All of the material below is to be restated word for word, apart from the pictures.

>> begin Collected material

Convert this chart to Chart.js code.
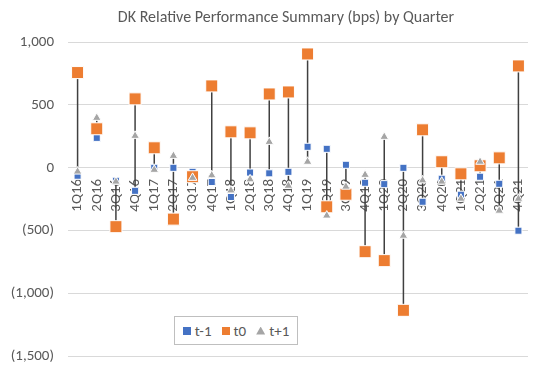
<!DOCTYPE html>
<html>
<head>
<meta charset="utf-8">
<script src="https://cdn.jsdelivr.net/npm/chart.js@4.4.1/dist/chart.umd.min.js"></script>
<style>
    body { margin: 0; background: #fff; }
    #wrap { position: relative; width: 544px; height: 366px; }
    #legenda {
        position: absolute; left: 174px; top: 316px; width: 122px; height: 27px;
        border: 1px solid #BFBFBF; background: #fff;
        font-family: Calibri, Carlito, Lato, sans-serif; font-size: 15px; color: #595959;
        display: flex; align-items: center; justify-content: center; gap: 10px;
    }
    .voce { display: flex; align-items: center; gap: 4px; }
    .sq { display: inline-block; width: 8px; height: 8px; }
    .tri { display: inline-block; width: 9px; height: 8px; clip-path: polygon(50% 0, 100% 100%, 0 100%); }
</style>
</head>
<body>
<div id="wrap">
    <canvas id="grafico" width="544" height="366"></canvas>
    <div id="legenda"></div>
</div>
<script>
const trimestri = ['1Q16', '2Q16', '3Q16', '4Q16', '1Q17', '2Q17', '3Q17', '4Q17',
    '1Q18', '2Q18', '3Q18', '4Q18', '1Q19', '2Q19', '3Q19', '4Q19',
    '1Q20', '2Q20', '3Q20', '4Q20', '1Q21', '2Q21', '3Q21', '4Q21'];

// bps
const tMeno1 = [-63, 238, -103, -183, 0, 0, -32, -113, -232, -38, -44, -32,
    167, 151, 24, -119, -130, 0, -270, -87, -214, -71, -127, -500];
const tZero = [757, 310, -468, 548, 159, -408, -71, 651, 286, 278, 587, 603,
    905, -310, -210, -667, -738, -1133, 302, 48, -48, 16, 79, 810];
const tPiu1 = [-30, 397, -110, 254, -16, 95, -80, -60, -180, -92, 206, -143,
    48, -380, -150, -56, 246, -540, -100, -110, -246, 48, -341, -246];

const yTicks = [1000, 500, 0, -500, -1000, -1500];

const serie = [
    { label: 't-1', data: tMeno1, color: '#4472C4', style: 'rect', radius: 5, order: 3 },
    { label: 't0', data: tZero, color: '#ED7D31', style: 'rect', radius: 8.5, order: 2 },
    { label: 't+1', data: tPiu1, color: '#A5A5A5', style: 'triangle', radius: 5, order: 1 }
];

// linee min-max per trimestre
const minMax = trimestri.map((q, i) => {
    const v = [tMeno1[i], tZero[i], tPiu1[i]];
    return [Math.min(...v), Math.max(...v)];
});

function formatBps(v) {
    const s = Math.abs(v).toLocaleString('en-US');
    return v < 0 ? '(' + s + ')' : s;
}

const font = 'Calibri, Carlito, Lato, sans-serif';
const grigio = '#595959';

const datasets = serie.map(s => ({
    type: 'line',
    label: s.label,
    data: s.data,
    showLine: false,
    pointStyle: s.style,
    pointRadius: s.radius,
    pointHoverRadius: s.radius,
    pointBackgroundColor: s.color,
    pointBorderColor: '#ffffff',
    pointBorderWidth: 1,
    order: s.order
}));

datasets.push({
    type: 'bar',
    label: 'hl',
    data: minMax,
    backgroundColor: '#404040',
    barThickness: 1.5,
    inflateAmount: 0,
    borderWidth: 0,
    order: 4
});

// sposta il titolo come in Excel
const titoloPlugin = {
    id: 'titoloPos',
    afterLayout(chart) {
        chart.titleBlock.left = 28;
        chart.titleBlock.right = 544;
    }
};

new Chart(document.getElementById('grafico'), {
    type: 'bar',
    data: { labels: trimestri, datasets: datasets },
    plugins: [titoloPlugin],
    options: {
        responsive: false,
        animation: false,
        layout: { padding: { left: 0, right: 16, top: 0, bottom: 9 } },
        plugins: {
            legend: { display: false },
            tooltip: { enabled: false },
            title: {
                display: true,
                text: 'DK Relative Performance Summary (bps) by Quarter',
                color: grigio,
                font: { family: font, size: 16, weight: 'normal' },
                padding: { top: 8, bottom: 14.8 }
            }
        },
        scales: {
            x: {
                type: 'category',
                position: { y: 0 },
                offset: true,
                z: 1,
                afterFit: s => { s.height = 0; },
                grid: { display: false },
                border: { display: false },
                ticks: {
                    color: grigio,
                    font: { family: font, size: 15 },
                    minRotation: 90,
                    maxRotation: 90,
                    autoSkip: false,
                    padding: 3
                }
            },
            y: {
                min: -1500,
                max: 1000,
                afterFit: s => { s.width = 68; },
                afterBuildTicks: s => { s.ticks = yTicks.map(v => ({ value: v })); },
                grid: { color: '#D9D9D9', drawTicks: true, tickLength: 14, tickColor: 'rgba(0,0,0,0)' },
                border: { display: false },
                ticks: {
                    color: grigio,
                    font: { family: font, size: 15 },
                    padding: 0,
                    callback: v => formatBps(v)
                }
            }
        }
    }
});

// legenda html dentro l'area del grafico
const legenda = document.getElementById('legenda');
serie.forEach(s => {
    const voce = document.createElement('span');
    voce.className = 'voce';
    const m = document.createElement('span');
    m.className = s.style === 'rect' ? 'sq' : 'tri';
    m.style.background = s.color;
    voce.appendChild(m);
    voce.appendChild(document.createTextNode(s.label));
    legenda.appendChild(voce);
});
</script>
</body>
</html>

>> end Collected material

Task result
Convert this chart to Chart.js code.
<!DOCTYPE html>
<html>
<head>
<meta charset="utf-8">
<script src="https://cdn.jsdelivr.net/npm/chart.js@4.4.1/dist/chart.umd.min.js"></script>
<style>
    body { margin: 0; background: #fff; }
    #wrap { position: relative; width: 544px; height: 366px; }
    #legenda {
        position: absolute; left: 174px; top: 316px; width: 122px; height: 27px;
        border: 1px solid #BFBFBF; background: #fff;
        font-family: Calibri, Carlito, Lato, sans-serif; font-size: 15px; color: #595959;
        display: flex; align-items: center; justify-content: center; gap: 10px;
    }
    .voce { display: flex; align-items: center; gap: 4px; }
    .sq { display: inline-block; width: 8px; height: 8px; }
    .tri { display: inline-block; width: 9px; height: 8px; clip-path: polygon(50% 0, 100% 100%, 0 100%); }
</style>
</head>
<body>
<div id="wrap">
    <canvas id="grafico" width="544" height="366"></canvas>
    <div id="legenda"></div>
</div>
<script>
const trimestri = ['1Q16', '2Q16', '3Q16', '4Q16', '1Q17', '2Q17', '3Q17', '4Q17',
    '1Q18', '2Q18', '3Q18', '4Q18', '1Q19', '2Q19', '3Q19', '4Q19',
    '1Q20', '2Q20', '3Q20', '4Q20', '1Q21', '2Q21', '3Q21', '4Q21'];

// bps
const tMeno1 = [-63, 238, -103, -183, 0, 0, -32, -113, -232, -38, -44, -32,
    167, 151, 24, -119, -130, 0, -270, -87, -214, -71, -127, -500];
const tZero = [757, 310, -468, 548, 159, -408, -71, 651, 286, 278, 587, 603,
    905, -310, -210, -667, -738, -1133, 302, 48, -48, 16, 79, 810];
const tPiu1 = [-30, 397, -110, 254, -16, 95, -80, -60, -180, -92, 206, -143,
    48, -380, -150, -56, 246, -540, -100, -110, -246, 48, -341, -246];

const yTicks = [1000, 500, 0, -500, -1000, -1500];

const serie = [
    { label: 't-1', data: tMeno1, color: '#4472C4', style: 'rect', radius: 5, order: 3 },
    { label: 't0', data: tZero, color: '#ED7D31', style: 'rect', radius: 8.5, order: 2 },
    { label: 't+1', data: tPiu1, color: '#A5A5A5', style: 'triangle', radius: 5, order: 1 }
];

// linee min-max per trimestre
const minMax = trimestri.map((q, i) => {
    const v = [tMeno1[i], tZero[i], tPiu1[i]];
    return [Math.min(...v), Math.max(...v)];
});

function formatBps(v) {
    const s = Math.abs(v).toLocaleString('en-US');
    return v < 0 ? '(' + s + ')' : s;
}

const font = 'Calibri, Carlito, Lato, sans-serif';
const grigio = '#595959';

const datasets = serie.map(s => ({
    type: 'line',
    label: s.label,
    data: s.data,
    showLine: false,
    pointStyle: s.style,
    pointRadius: s.radius,
    pointHoverRadius: s.radius,
    pointBackgroundColor: s.color,
    pointBorderColor: '#ffffff',
    pointBorderWidth: 1,
    order: s.order
}));

datasets.push({
    type: 'bar',
    label: 'hl',
    data: minMax,
    backgroundColor: '#404040',
    barThickness: 1.5,
    inflateAmount: 0,
    borderWidth: 0,
    order: 4
});

// sposta il titolo come in Excel
const titoloPlugin = {
    id: 'titoloPos',
    afterLayout(chart) {
        chart.titleBlock.left = 28;
        chart.titleBlock.right = 544;
    }
};

new Chart(document.getElementById('grafico'), {
    type: 'bar',
    data: { labels: trimestri, datasets: datasets },
    plugins: [titoloPlugin],
    options: {
        responsive: false,
        animation: false,
        layout: { padding: { left: 0, right: 16, top: 0, bottom: 9 } },
        plugins: {
            legend: { display: false },
            tooltip: { enabled: false },
            title: {
                display: true,
                text: 'DK Relative Performance Summary (bps) by Quarter',
                color: grigio,
                font: { family: font, size: 16, weight: 'normal' },
                padding: { top: 8, bottom: 14.8 }
            }
        },
        scales: {
            x: {
                type: 'category',
                position: { y: 0 },
                offset: true,
                z: 1,
                afterFit: s => { s.height = 0; },
                grid: { display: false },
                border: { display: false },
                ticks: {
                    color: grigio,
                    font: { family: font, size: 15 },
                    minRotation: 90,
                    maxRotation: 90,
                    autoSkip: false,
                    padding: 3
                }
            },
            y: {
                min: -1500,
                max: 1000,
                afterFit: s => { s.width = 68; },
                afterBuildTicks: s => { s.ticks = yTicks.map(v => ({ value: v })); },
                grid: { color: '#D9D9D9', drawTicks: true, tickLength: 14, tickColor: 'rgba(0,0,0,0)' },
                border: { display: false },
                ticks: {
                    color: grigio,
                    font: { family: font, size: 15 },
                    padding: 0,
                    callback: v => formatBps(v)
                }
            }
        }
    }
});

// legenda html dentro l'area del grafico
const legenda = document.getElementById('legenda');
serie.forEach(s => {
    const voce = document.createElement('span');
    voce.className = 'voce';
    const m = document.createElement('span');
    m.className = s.style === 'rect' ? 'sq' : 'tri';
    m.style.background = s.color;
    voce.appendChild(m);
    voce.appendChild(document.createTextNode(s.label));
    legenda.appendChild(voce);
});
</script>
</body>
</html>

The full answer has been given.